Selasa, 09 April 2019

(Hikmah of the Day) Kisah Mbah Abdul Karim Lirboyo Menolak Makan Tempe


Kisah Mbah Abdul Karim Lirboyo Menolak Makan Tempe

Dahulu semasa Mbah Abdul Karim Lirboyo masih menimba ilmu di pesantren, tempe merupakan makanan istimewa. Siapa saja yang mampu berlauk tempe, maka ia terhitung santri yang bertaraf ekonomi tinggi.

Apalagi jika datang wali santri yang menjenguk anaknya dengan membawa nasi sambel lengkap dengan tempe goreng.

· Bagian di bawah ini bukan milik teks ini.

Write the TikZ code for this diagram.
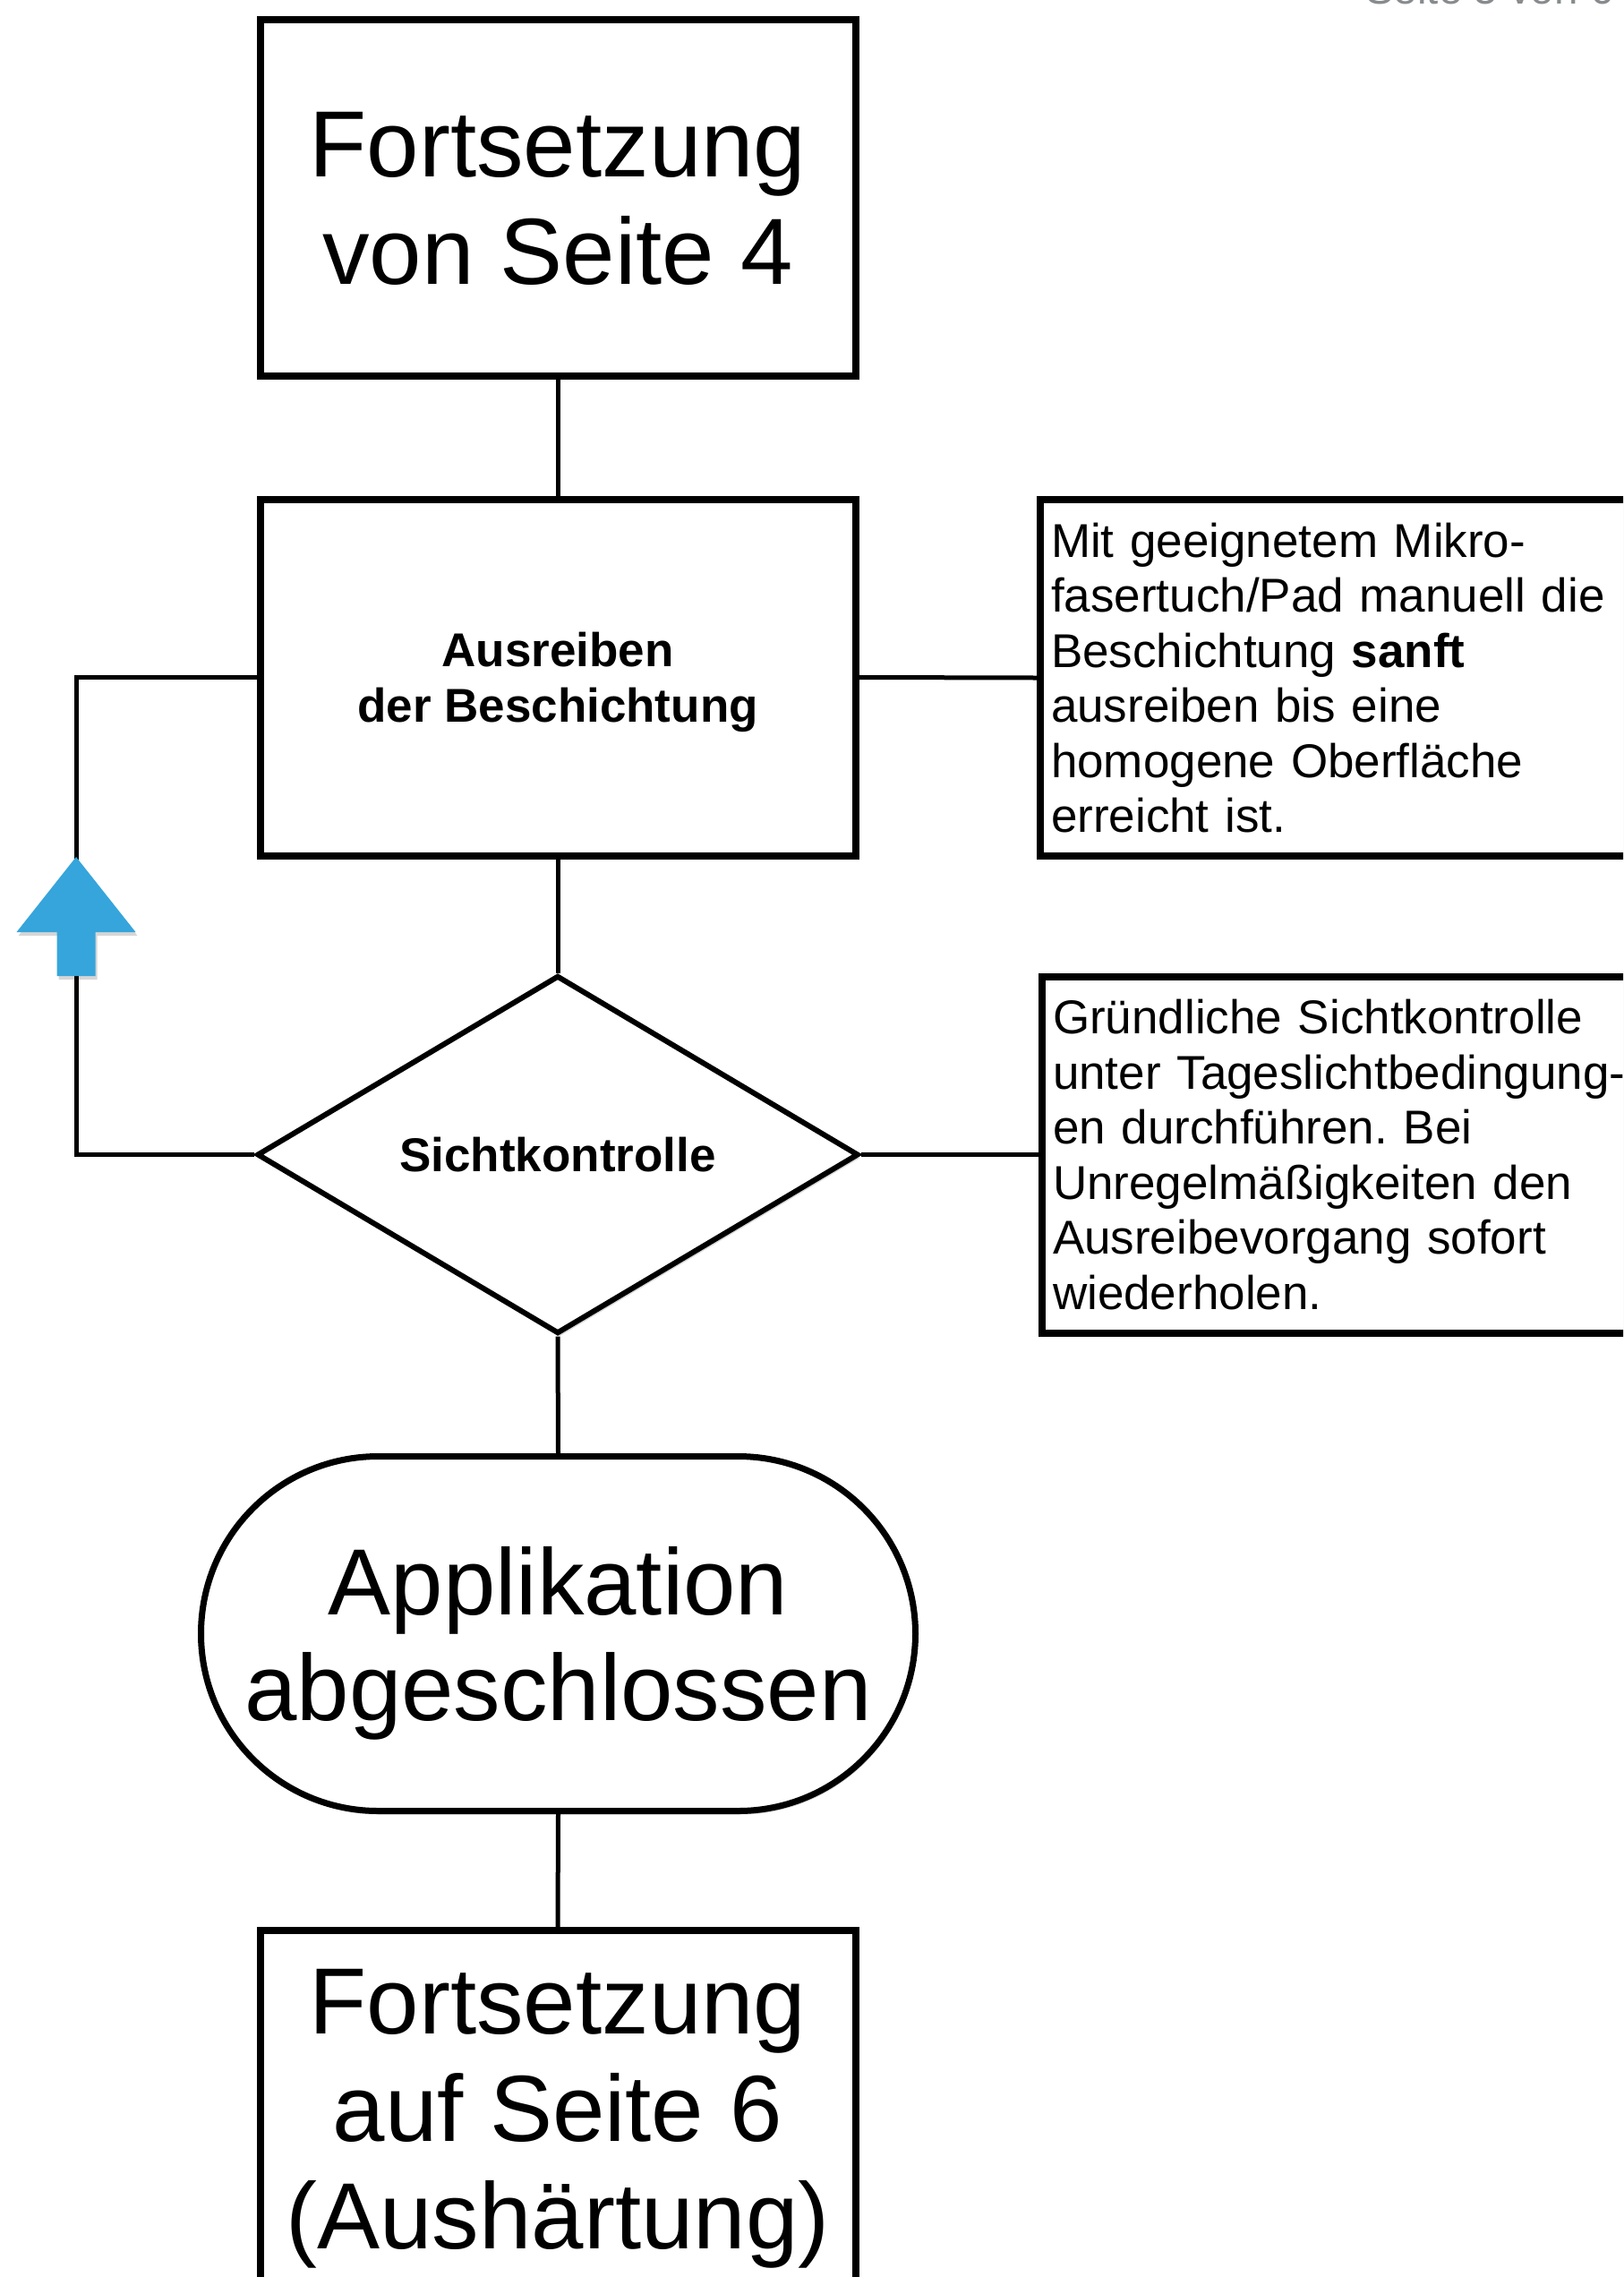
\documentclass[tikz,border=0pt]{standalone}
\usepackage{fontspec}
\setmainfont{Liberation Sans}
\usetikzlibrary{shapes.geometric,shadows}
\definecolor{arrowblue}{RGB}{54,165,219}
\definecolor{headgray}{RGB}{136,139,141}
\frenchspacing
\begin{document}
\begin{tikzpicture}[x=1pt,y=-1pt,
  shad/.style={drop shadow={shadow xshift=2pt,shadow yshift=-4pt,opacity=0.16,fill=black}},
  bigbox/.style={draw,line width=8pt,fill=white,shad,minimum width=665pt,minimum height=398pt,inner sep=0pt,align=center,font=\fontsize{105}{120}\selectfont,text depth=0pt},
  stepbox/.style={draw,line width=8pt,fill=white,shad,minimum width=665pt,minimum height=398pt,inner sep=0pt,align=center,font=\fontsize{53}{62}\selectfont\bfseries,text depth=0pt},
  decision/.style={diamond,draw,line width=6pt,fill=white,shad,minimum width=672pt,minimum height=400pt,inner sep=0pt,font=\fontsize{53}{62}\selectfont\bfseries},
  terminal/.style={draw,line width=7pt,fill=white,shad,rounded corners=198pt,minimum width=798pt,minimum height=396pt,inner sep=0pt,align=center,font=\fontsize{105}{118}\selectfont,text depth=0pt},
  note/.style={draw,line width=8pt,fill=white,shad,minimum width=740pt,minimum height=398pt,inner xsep=12pt,inner ysep=0pt,text width=716pt,align=left,font=\fontsize{53}{61.5}\selectfont},
  conn/.style={line width=5pt}]
\useasboundingbox (0,0) rectangle (1813,2543);
\clip (0,0) rectangle (1813,2543);

\node[anchor=base west,inner sep=0pt,text=headgray,font=\fontsize{47.5}{50}\selectfont] (hdr) at (1525,4) {Seite 5 von 6};

\node[bigbox] (start) at (623,221) {Fortsetzung\\von Seite 4};
\node[stepbox] (rub) at (623,756.5) {Ausreiben\\der Beschichtung};
\node[decision] (check) at (623,1289.5) {Sichtkontrolle};
\node[terminal] (done) at (623.5,1824.5) {Applikation\\abgeschlossen};
\node[bigbox] (next) at (623,2355) {Fortsetzung\\auf Seite 6\\(Aushärtung)};

\node[note] (n1) at (1532,757) {Mit geeignetem Mikro-\\fasertuch/Pad manuell die\\Beschichtung \textbf{sanft}\\ausreiben bis eine\\homogene Oberfläche\\erreicht ist.};
\node[note] (n2) at (1534,1289.5) {Gründliche Sichtkontrolle\\unter Tageslichtbedingung-\\en durchführen. Bei\\Unregelmäßigkeiten den\\Ausreibevorgang sofort\\wiederholen.};

\draw[conn] (start.south) -- (rub.north);
\draw[conn] (rub.south) -- (check.north);
\draw[conn] (check.south) -- (done.north);
\draw[conn] (done.south) -- (next.north);
\draw[conn] (rub.east) -- (n1.west);
\draw[conn] (check.east) -- (n2.west);
\draw[conn] (rub.west) -- ++(-201,0) coordinate (loopTop) |- (check.west);

\fill[arrowblue,shad] (85,957) -- (151.5,1041) -- (106.5,1041) -- (106.5,1090) -- (63.5,1090) -- (63.5,1041) -- (18.5,1041) -- cycle;
\end{tikzpicture}
\end{document}
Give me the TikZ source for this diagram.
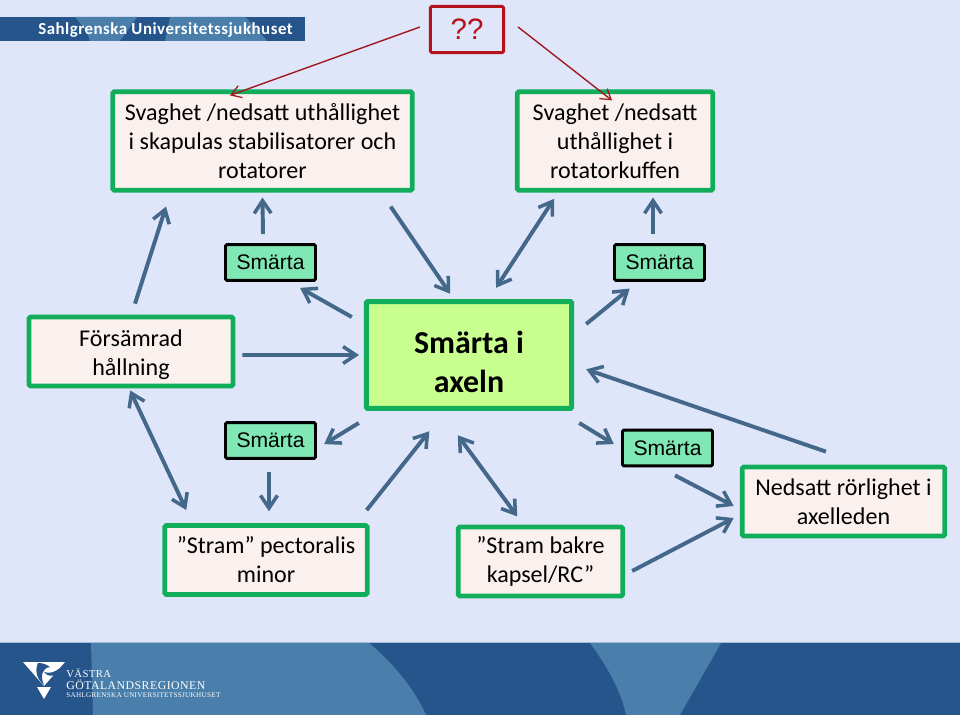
\documentclass[tikz,border=0pt]{standalone}
\usepackage{fontspec}
\setmainfont{Carlito}
\newfontfamily\arialfont{Liberation Sans}
\newfontfamily\logofont[LetterSpace=4]{Liberation Serif}
\newfontfamily\titlefont[LetterSpace=3]{Carlito}
\usepackage{xcolor}
\usetikzlibrary{calc,arrows.meta}
\definecolor{slidebg}{HTML}{E0E6FA}
\definecolor{banddark}{HTML}{25558A}
\definecolor{bandlight}{HTML}{4A7EAB}
\definecolor{boxgreen}{HTML}{12AD5A}
\definecolor{boxfill}{HTML}{FAF1EE}
\definecolor{painfill}{HTML}{7FE8B5}
\definecolor{centrefill}{HTML}{C8FF8E}
\definecolor{flowblue}{HTML}{44688A}
\definecolor{alertred}{HTML}{B5121B}
\definecolor{queryred}{HTML}{A01A20}
\tikzset{
  factor/.style={draw=boxgreen,fill=boxfill,line width=3.4pt,rounded corners=1pt,align=center,inner sep=0pt,
    font=\fontsize{17.1}{20.6}\selectfont,text=black},
  pain/.style={draw=black,fill=painfill,line width=2.1pt,rounded corners=1pt,minimum width=64pt,minimum height=25.5pt,
    inner sep=0pt,font=\arialfont\fontsize{15}{18}\selectfont},
  centre/.style={draw=boxgreen,fill=centrefill,line width=3.6pt,rounded corners=1pt,align=center,inner sep=0pt,
    font=\bfseries\fontsize{22.7}{27.6}\selectfont},
  flow/.style={-{Straight Barb[length=9pt,width=12pt,line width=2.5pt]},draw=flowblue,line width=2.8pt,shorten >=-1.5pt},
  bothflow/.style={flow,{Straight Barb[length=9pt,width=12pt,line width=2.5pt]}-{Straight Barb[length=9pt,width=12pt,line width=2.5pt]},shorten <=-1.5pt},
  query/.style={-{Straight Barb[length=7pt,width=9pt,line width=.9pt]},draw=queryred,line width=1pt}
}
\begin{document}
\begin{tikzpicture}[x=0.025cm,y=-0.025cm]
  \useasboundingbox (0,0) rectangle (960,715);
  \fill[slidebg] (0,0) rectangle (960,715);
  % header band
  \fill[banddark] (0,17) rectangle (305,41);
  \fill[bandlight] (75,17) -- (137,17) -- (120,41) -- (90,41) .. controls (87,31) and (81,24) .. (75,17) -- cycle;
  \fill[bandlight] (165,41) -- (170,17) -- (245,17) .. controls (252,24) and (260,32) .. (267,41) -- cycle;
  \node[text=white,font=\titlefont\bfseries\fontsize{12}{14}\selectfont,anchor=west,inner sep=0pt] (title) at (38,30) {Sahlgrenska Universitetssjukhuset};
  % footer band
  \fill[banddark] (0,643) rectangle (960,715);
  \fill[bandlight] (91,643) -- (369,643) .. controls (395,665) and (415,690) .. (426,715) -- (93,715) -- cycle;
  \fill[bandlight] (590,643) -- (721,643) -- (680,715) -- (626,715) .. controls (621,690) and (606,665) .. (590,643) -- cycle;
  \draw[slidebg!60!bandlight,line width=.8pt] (0,642.5) -- (960,642.5);
  % logo
  \fill[white] (23,662) -- (65,662) -- (44,686) -- cycle;
  \fill[banddark] (38,663) .. controls (34,672) and (38,680) .. (44,685) .. controls (40,676) and (42,668) .. (50,667) .. controls (46,664) and (42,663) .. (38,663) -- cycle;
  \fill[banddark] (44,672) .. controls (50,674) and (55,672) .. (60,668) .. controls (56,676) and (50,679) .. (44,672) -- cycle;
  \fill[white] (37,687) -- (51,687) -- (44,699) -- cycle;
  \node[text=white,font=\logofont\fontsize{7.6}{9}\selectfont,anchor=west,inner sep=0pt] (vastra) at (66,673) {VÄSTRA};
  \node[text=white,font=\logofont\fontsize{8.4}{11}\selectfont,anchor=west,inner sep=0pt] (region) at (66,684.5) {GÖTALANDSREGIONEN};
  \node[text=white,font=\logofont\fontsize{5.1}{7}\selectfont,anchor=west,inner sep=0pt] (sahl) at (66,695.5) {SAHLGRENSKA UNIVERSITETSSJUKHUSET};
  % boxes
  \node[draw=alertred,line width=2.1pt,rounded corners=1pt,minimum width=52pt,minimum height=33pt,inner sep=0pt,text=alertred,
    font=\arialfont\fontsize{21}{25}\selectfont] (unknown) at (467,29.5) {??};
  \node[factor,minimum width=213pt,minimum height=70pt] (stab) at (262.5,141)
    {Svaghet /nedsatt uthållighet\\i skapulas stabilisatorer och\\rotatorer};
  \node[factor,minimum width=139pt,minimum height=70pt] (kuff) at (615,141)
    {Svaghet /nedsatt\\uthållighet i\\rotatorkuffen};
  \node[pain] (smartaA) at (270.5,262.5) {Smärta};
  \node[pain] (smartaB) at (659.5,262.5) {Smärta};
  \node[pain] (smartaC) at (270.5,440.5) {Smärta};
  \node[pain] (smartaD) at (667.5,448) {Smärta};
  \node[factor,minimum width=145pt,minimum height=49pt] (hallning) at (131,351.5) {\rule{0pt}{16pt}Försämrad\\hållning};
  \node[centre,minimum width=146pt,minimum height=76pt] (axeln) at (469,355) {\rule{0pt}{26pt}Smärta i\\axeln};
  \node[factor,minimum width=144pt,minimum height=49pt] (pectoralis) at (266,560) {”Stram” pectoralis\\minor};
  \node[factor,minimum width=117pt,minimum height=49pt] (kapsel) at (540.5,561.5) {”Stram bakre\\kapsel/RC”};
  \node[factor,minimum width=144pt,minimum height=49pt] (rorlighet) at (843.5,501.5) {Nedsatt rörlighet i\\axelleden};
  % arrows
  \draw[query] ([shift={(-9,-2.5)}]unknown.west) -- ([shift={(-32.5,6)}]stab.north);
  \draw[query] ([shift={(13,-2.5)}]unknown.east) -- ([shift={(-3,11)}]kuff.north);
  \draw[flow] ([shift={(4,-11)}]hallning.north) -- ([shift={(55,16)}]stab.south west);
  \draw[flow] ([shift={(-7.5,-9)}]smartaA.north) -- ([shift={(0,7)}]stab.south);
  \draw[flow] ([shift={(-24,14)}]stab.south east) -- ([shift={(-20,-7)}]axeln.north);
  \draw[bothflow] ([shift={(-77,-13)}]axeln.north east) -- ([shift={(38,8)}]kuff.south west);
  \draw[flow] ([shift={(-6.5,-9)}]smartaB.north) -- ([shift={(38,7)}]kuff.south);
  \draw[flow] ([shift={(-12,18)}]axeln.north west) -- ([shift={(-15,7)}]smartaA.south east);
  \draw[flow] ([shift={(12,25)}]axeln.north east) -- ([shift={(15,8)}]smartaB.south west);
  \draw[flow] ([shift={(7,3.5)}]hallning.east) -- ([shift={(-7,0)}]axeln.west);
  \draw[flow] ([shift={(-17.5,-13)}]rorlighet.north) -- ([shift={(14,15)}]axeln.east);
  \draw[flow] ([shift={(-5,12)}]axeln.south west) -- ([shift={(9,2.5)}]smartaC.east);
  \draw[flow] ([shift={(5,12)}]axeln.south east) -- ([shift={(-9,-5)}]smartaD.west);
  \draw[bothflow] ([shift={(0,4)}]hallning.south) -- ([shift={(23,-15)}]pectoralis.north west);
  \draw[flow] ([shift={(-1.5,12)}]smartaC.south) -- ([shift={(3,-14)}]pectoralis.north);
  \draw[flow] ([shift={(-3,-13)}]pectoralis.north east) -- ([shift={(-41,22)}]axeln.south);
  \draw[bothflow] ([shift={(-10,26)}]axeln.south) -- ([shift={(-24.5,-10)}]kapsel.north);
  \draw[flow] ([shift={(7.5,8)}]smartaD.south) -- ([shift={(-8,3.5)}]rorlighet.west);
  \draw[flow] ([shift={(7,9.5)}]kapsel.east) -- ([shift={(-8,17.5)}]rorlighet.west);
\end{tikzpicture}
\end{document}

Sungguh, hari itu akan terkenang selama seminggu sebagai hari terindah dengan makanan terlezat selama nyantri. Bisa diibaratkan, tempe masa itu bak daging sapi masa kini.

Namun entah mengapa, Kang Manab–begitu Mbah Karim Lirboyo biasa disapa–semasa mondoknya tak pernah mau ketika ditawari untuk menyantap tempe. Ya, lauk terlezat yang sangat jarang mampu disantap santri pada umumnya kala itu.

Entah itu ketika pas kebetulan temannya sedang mayoran, atau pun ketika hari sedang baik karena ada teman sekamar yang kiriman. Ia selalu menolak ketika ditawari makan tempe, meski hanya sepotong sehingga akhirnya teman-teman seperjuangannya mengira bahwa Kang Manab itu mengidap alergi pada makanan berbahan baku kedelai tersebut.

Waktu terus berlalu. Kang Manab kini telah berubah menjadi kiai yang terkenal di daerah Kediri dan sekitarnya. Kini, ia telah menjadi sosok kiai karismatik dengan nama Abdul Karim, pendiri Pesantren Lirboyo Kediri Jawa Timur. Zaman pun semakin maju. Kesejahteraan rakyat juga mulai merata dengan meningkatnya taraf ekonomi masyarakat pada masa itu.

Satu waktu, Kiai Abdul Karim bertandang ke rumah salah satu teman seperjuangannya. Sudah barang tentu, selain beramah tamah ada juga acara makan-makan yang telah dipersiapkan.

Di meja makan, telah tersaji berbagai macam hidangan. Termasuk tempe, yang ketika mondok dahulu, menjadi makanan terlezat bagi para santri. Tak ketinggalan berbagai macam sayur mayur. Ada juga ingkung, seekor ayam yang dimasak utuh.

Ketika mulai dipersilakan untuk menikmati hidangan, secara mengherankan Kiai Abdul Karim mengambil nasi, sayur, dan juga tempe kemudian menyantapnya. Padahal, semasa mondok dulu, Kiai Abdul Karim tak pernah sedikit juga melirik lauk kedelai yang dijamurkan itu. Apalagi memakannya. Sontak sang kawan pun kaget. Diberanikanlah ia untuk bertanya pada Kiai Abdul Karim.

"Lho, Mbah sekarang doyan tempe tho?" sergahnya dengan penuh keheranan.

"Iya, karena dahulu tempe menjadi makanan terlezat. Hatiku pun sangat menginginkannya. Tapi tak kuturuti. Dan sekarang, di samping tempe ada hal lain yang lebih diinginkan oleh hatiku, yaitu opor ayam itu. Oleh karenanya, aku memilih tempe. Semua itu kulakukan tidak lain adalah dalam rangka melatih hawa nafsu. Melatih diriku agar tidak menuruti syahwat duniawi (kesenangan dunia)," tutur Mbah Abdul Karim menjelaskan.

Demikianlah laku salafus salih, ulama shalih terdahulu. Tidak hanya ketika beribadah mereka waspada terhadap godaan hawa nafsu, melainkan di setiap sisi aktivitasnya selalu disandarkan pada kewaspadaan terhadap godaan setan. Bahkan dalam hal sekecil makan yang sering diabaikan. []

Dikisahkan oleh KH Muhammad Shofi Al-Mubarok Pengasuh Pondok Pesantren Sirajuth Thalibin Brabo yang juga alumnus Pesantren Lirboyo tahun angkatan 2007/2008.